Nigeria's presidential candidates blame each other for surprise vote delay
Announcement made just 5 hours before polls were set to open on Saturday
Nigeria's top candidates on Saturday condemned the last-minute decision to delay the presidential election for a week until Feb. 23, blaming each other but appealing for calm in the electorate of Africa's largest democracy.
The decision, announced a mere five hours before the polls were to open, is a costly one. Authorities now must decide what to do with already delivered voting materials in a tense atmosphere where some electoral facilities in recent days have been torched.
Electoral commission chairman Mahmood Yakubu told surprised election observers, diplomats and others that the delay had nothing to do with insecurity or political influence.
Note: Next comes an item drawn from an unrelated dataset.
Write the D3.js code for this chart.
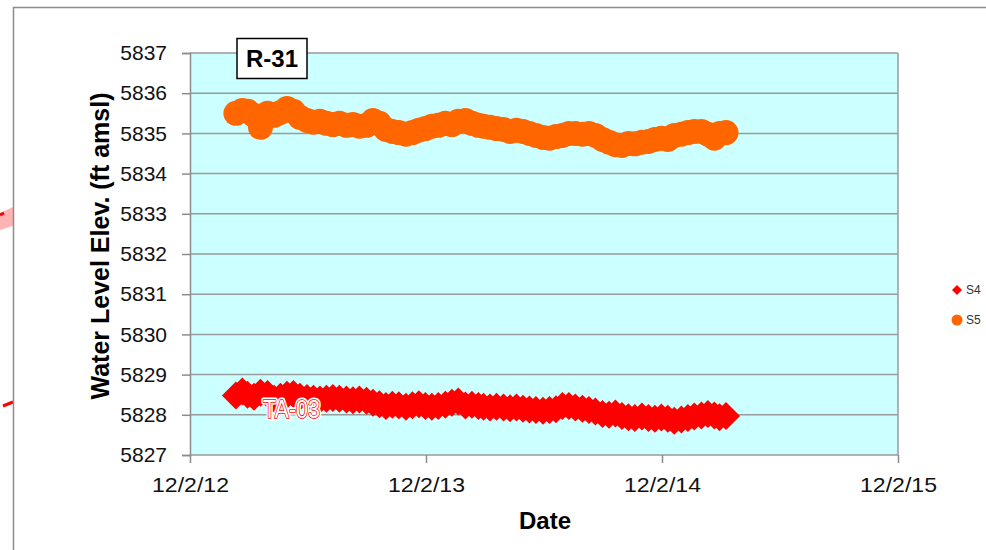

He blamed "very trying circumstances" including bad weather affecting flights and the fires at three commission offices that were an apparent "attempt to sabotage our preparations."
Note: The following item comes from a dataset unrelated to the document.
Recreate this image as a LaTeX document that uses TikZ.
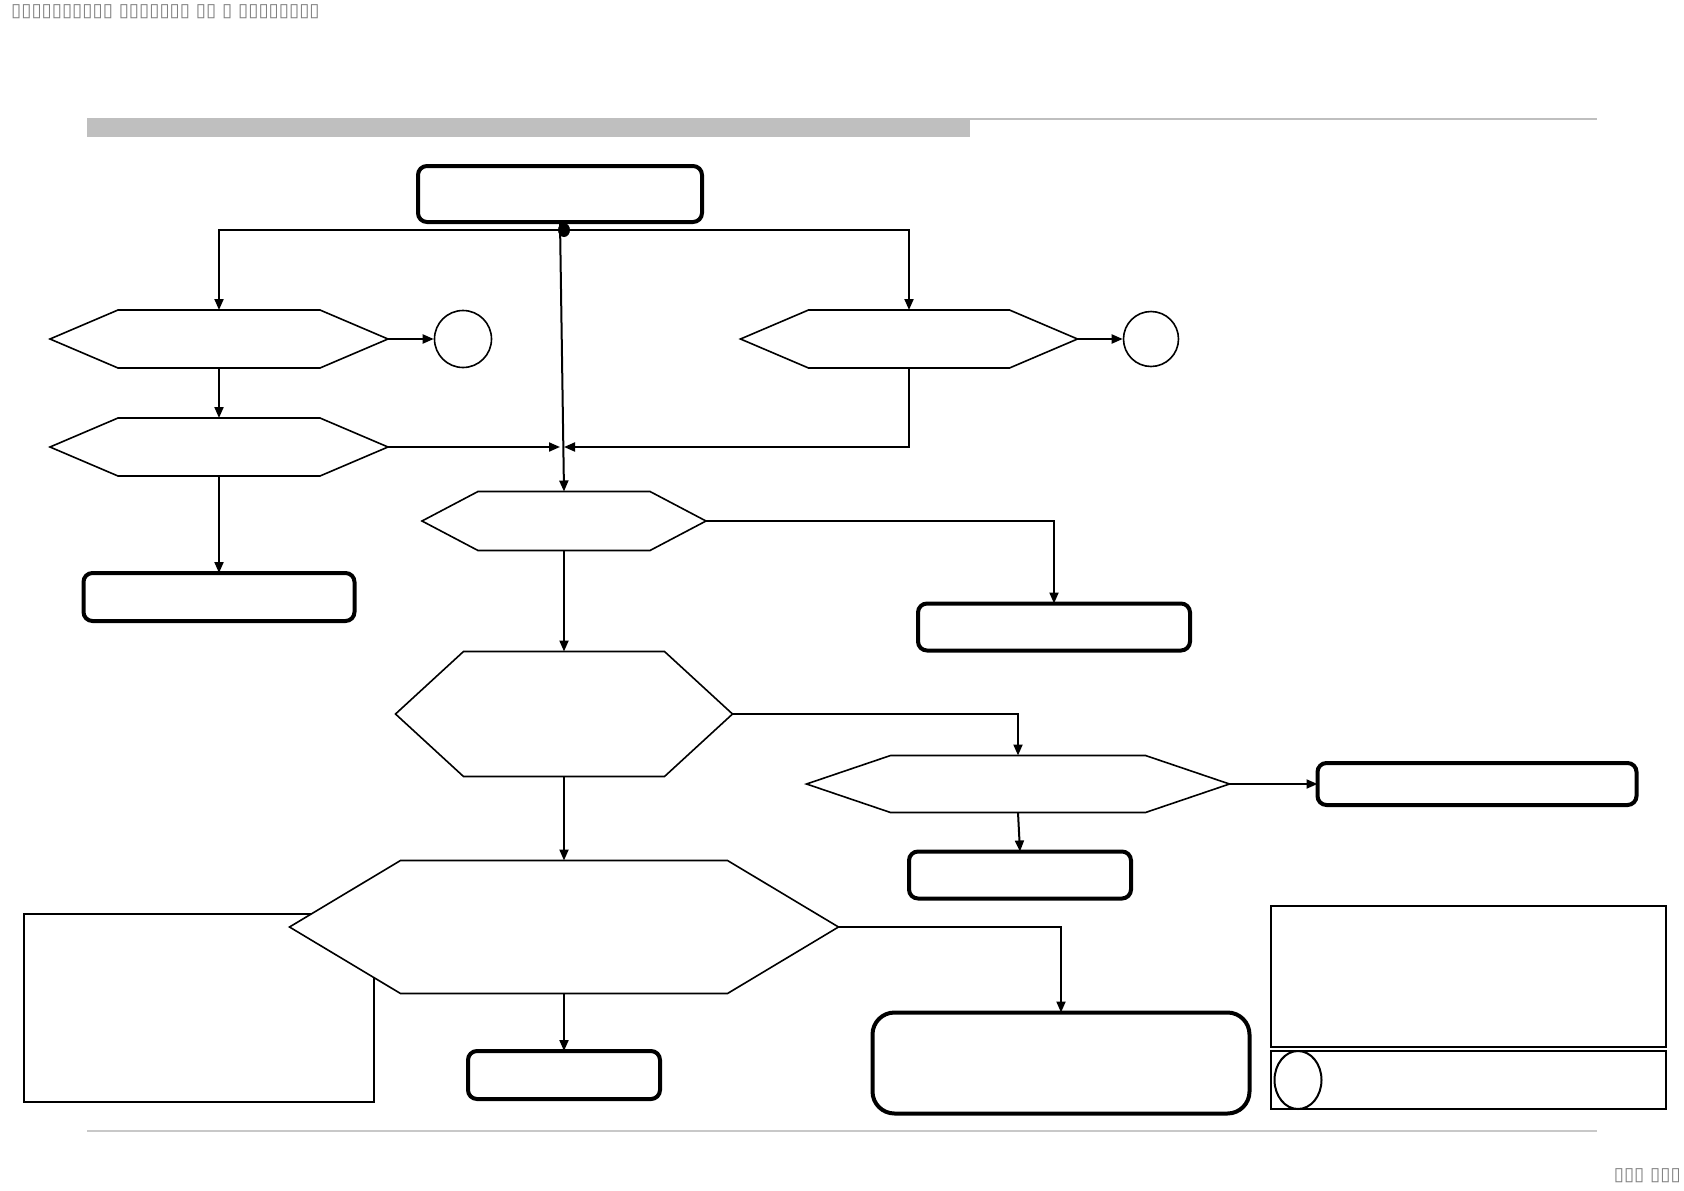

If the vote had gone on as planned, polling units could not have opened at the same time nationwide. "This is very important to public perceptions of elections as free, fair and credible," Yakubu said, adding that as late as 2 a.m. they were still confident the election could go ahead.
'Their plan is to provoke the public'
He hoped this would be the last postponement of the election, a sprawling affair with over 23,000 candidates for various posts and more than 84 million registered voters.
Some bitter voters in the capital Abuja and elsewhere, who had travelled home to cast their ballots, said they could not afford to wait another seven days. They warned that election apathy could follow.
The party backing top opposition challenger Atiku Abubakar accused President Muhammadu Buhari's administration of "instigating this postponement" with the aim of ensuring a low turnout.
"Their plan is to provoke the public, hoping for a negative reaction, and then use that as an excuse for further anti-democratic acts," the party said. Its statement urged Nigerians to remain calm and turn out in greater numbers a week from now.
'You cannot postpone destiny'
Abubakar, speaking to reporters outside his home in northern Adamawa state, urged calm. "We will overcome this. You can postpone an election, but you cannot postpone destiny," he later tweeted. A party spokesperson in Delta state in the restive south said the commission "has destroyed the soul of Nigeria with this act."
Buhari said he was "deeply disappointed" after the electoral commission had "given assurances, day after day and almost hour after hour that they are in complete readiness for the elections. We and all our citizens believed them." His statement appealed for calm and stressed that his administration does not interfere in the commission's work.
A spokesperson for Buhari's campaign committee, Festus Keyamo, accused Abubakar's party of causing the delay to create a "breather" and try to slow the president's momentum.
One ruling party campaign director in Delta state, Goodnews Agbi, told The Associated Press it was better to give the commission time to conduct a credible vote instead of rushing into a sham one "that the whole world will criticize later."
Voters angry and frustrated
Frustrated voters gathered in the capital. "I came all the way from my home to cast my vote this morning ... and then I got informed that the election has been cancelled, so that is the reason why I am not happy, and I'm very, very angry," voter Yusuf Ibrahim said.
Elsewhere, some Nigerians anguished over rescheduling weddings, exams and other milestones because of the delay.
A civic group monitoring the election, the Situation Room, blasted the "needless tension and confusion" and called on political parties to avoid incitement and misinformation.
Nigeria postponed the previous presidential election in 2015 because of deadly insecurity in the northeast, which remains under threat from Islamic extremists.
Close race
A close race is expected between Buhari and Abubakar, a billionaire former vice-president. Both have pledged to work for a peaceful election in the country of 190 million people, even as supporters, including high-level officials, have caused alarm with vivid warnings against foreign interference and allegations of rigging.
When Buhari came to power in 2015 he made history with the first defeat of an incumbent president in an election hailed as one of the most transparent and untroubled ever in Nigeria, which has seen deadly post-vote violence in the past.
Now Buhari could become the second incumbent to be unseated. This election is a referendum on his record on insecurity, the economy and corruption, all of which he has been criticized by some Nigerians for doing too little too slowly.